City Hall's largest cash stash

COLUMBIA, Mo 12/3/14 (Beat Byte)
-- At nearly $74 million as of 2013, Columbia City Hall's Unrestricted Water and Light Fund is the largest pool of cash and liquid investments (CDs and such)  readily available for virtually any city government project. 

Hence, the name "Unrestricted."


The money sits in banks and other financial institutions where it can be loaned to developers and student apartment builders, while the ratepayers who provide it can't touch it. 

Columbia's City Charter -- our guiding local constitution -- specifically prohibits city officials from amassing such a large Unrestricted Water and Light fund, the publicly-owned utility's accumulated surpluses, otherwise known as "Profits" in private enterprise.   The Charter mandates three uses for surplus Water and Light funds: 
 
1)  Provide money for a "Depreciation Fund" to replace old infrastructure
 
2)  Provide money to the General Fund, which supports police, fire, and other critical city services
 
3)  Return it to ratepayers, as either utility rate decreases or a long-term halt to rate increases

For readers wondering why Columbia City Hall  a) claims it has no money for new infrastructure, police officers, and firefighters; and b) raises utility rates every year without fail, the answer should be clear:  city administrators siphon off millions of dollars that should be alleviating these problems. 

Instead, they place it with banks and investment advisors for questionable uses.  City Council members, meanwhile, neither read nor understand the city's financial reports, 4th Ward Councilman Ian Thomas told the Heart Beat earlier this year.  "We defer to staff (i.e. city administrators) for most of that information," he said.   

Senior city staffers have their own ideas about how to spend the money. 

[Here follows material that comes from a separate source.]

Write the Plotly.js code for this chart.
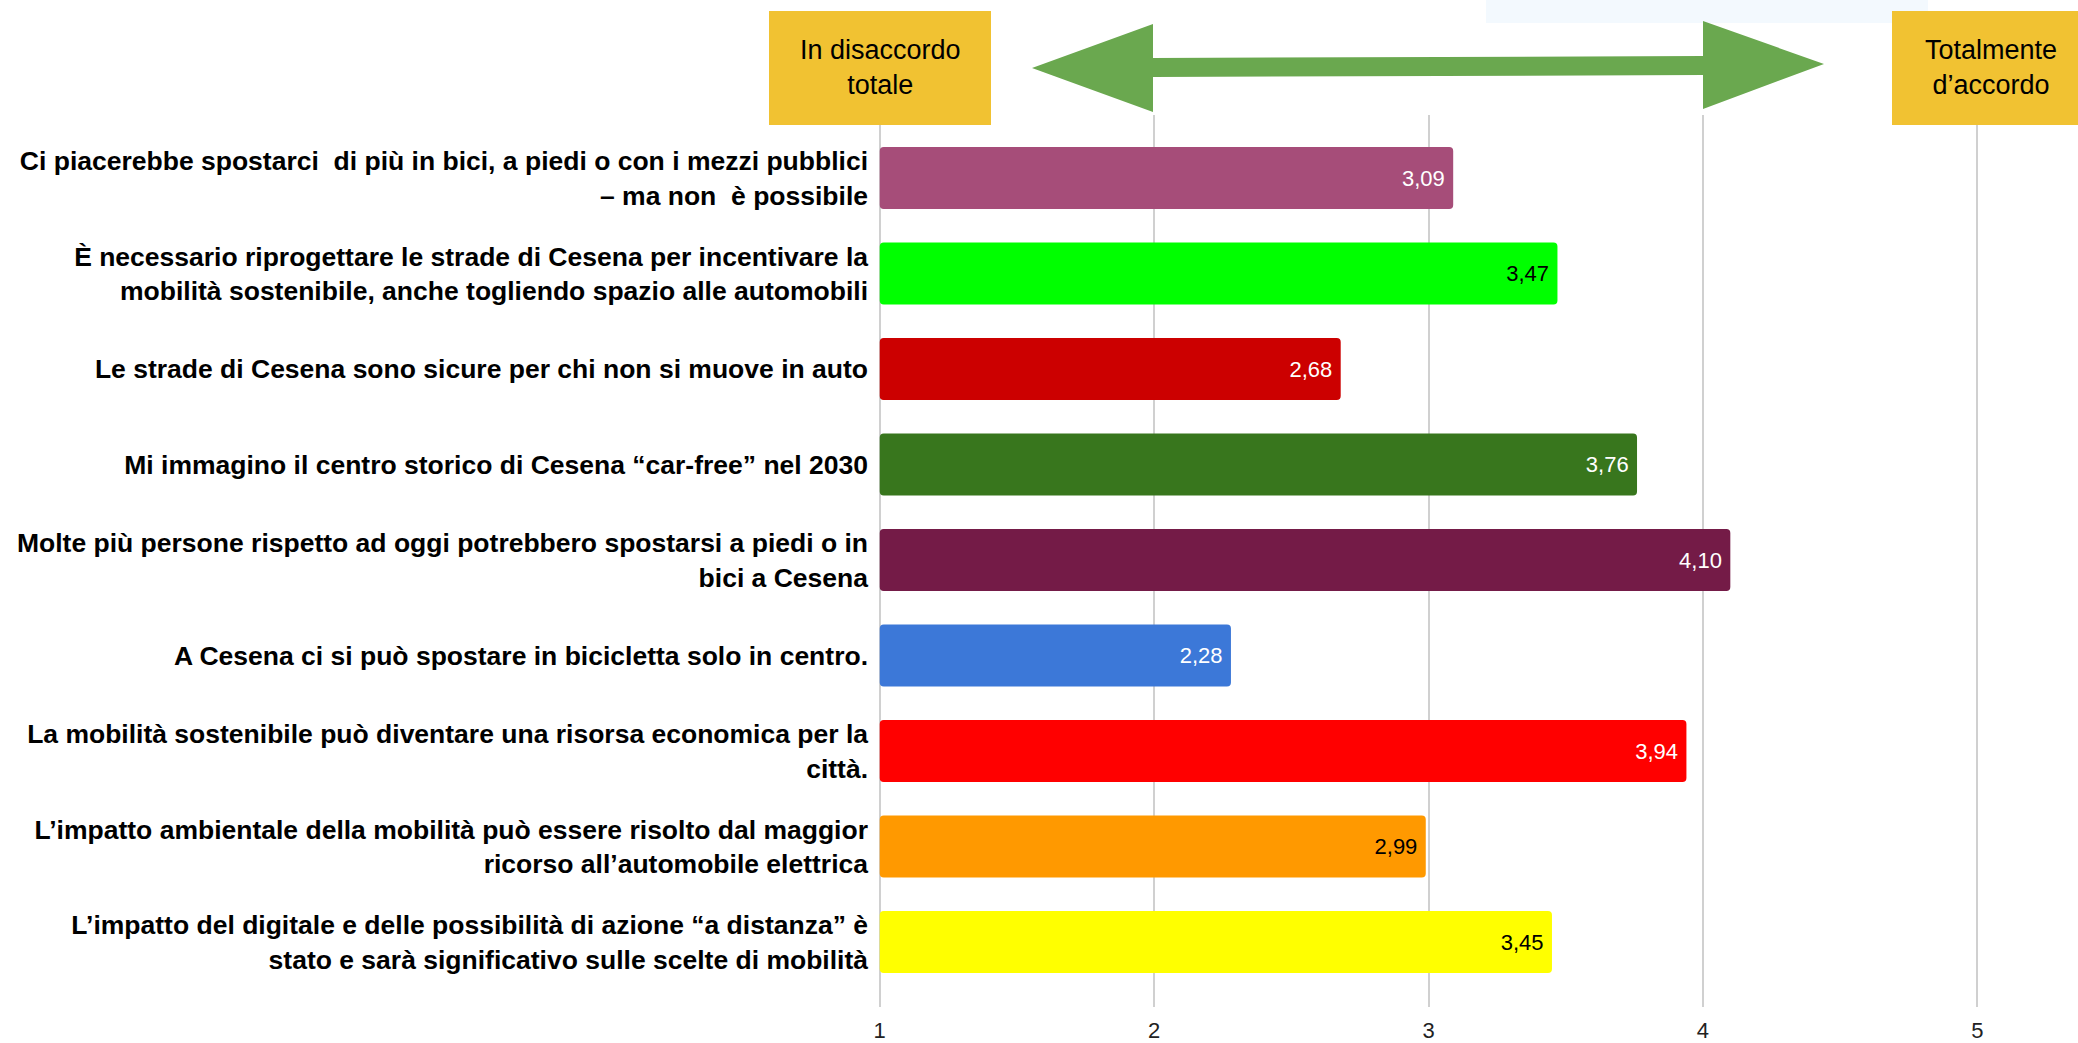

In a plan that sparked outrage, deputy city manager Tony St. Romaine wanted to spend Unrestricted Water and Light funds on "shovel-ready" land north of town, for "future development".  City manager Mike Matthes suggested using the money to buy the old Ameren site in downtown's North Village Arts District.  Neither man sought nor received City Council or citizen approval before going to the media with their plans

The Water and Light Unrestricted Fund appears on page 29 of city government's Comprehensive Annual Financial Report (CAFR) pictured below (click for larger pic).  
 
Page 29 lays out the net worth, known as "net position" in government accounting, of the city's "Major Enterprise Funds," monies made and spent through an enterprise (in this case, utilities). 
 
 
 
As of 2013, City Hall's Water and Light Department had $108.6 million in "capital assets" -- power lines, water pipes, land, buildings, and so forth.   In cash and liquid investments, it had $11.4 million restricted for debt service and $1.5 million restricted restricted by law, which may include state and federal mandates. 

The rest -- $73,888,661 -- sat idly in the Unrestricted account, not doing any of the three jobs our City Charter says it must do.  
 
Meanwhile, city officials continue stoking the debate about where to find money for police, firefighters, water lines, power equipment, sewer lines, and so forth.  So far, their suggestions -- from downtown TIFs to higher taxes -- have uniformly failed. 

As one of the area's largest depositors, City Hall doesn't want to look in its own bank accounts, possibly to avoid the wrath of powerful bankers and the developers to whom they lend.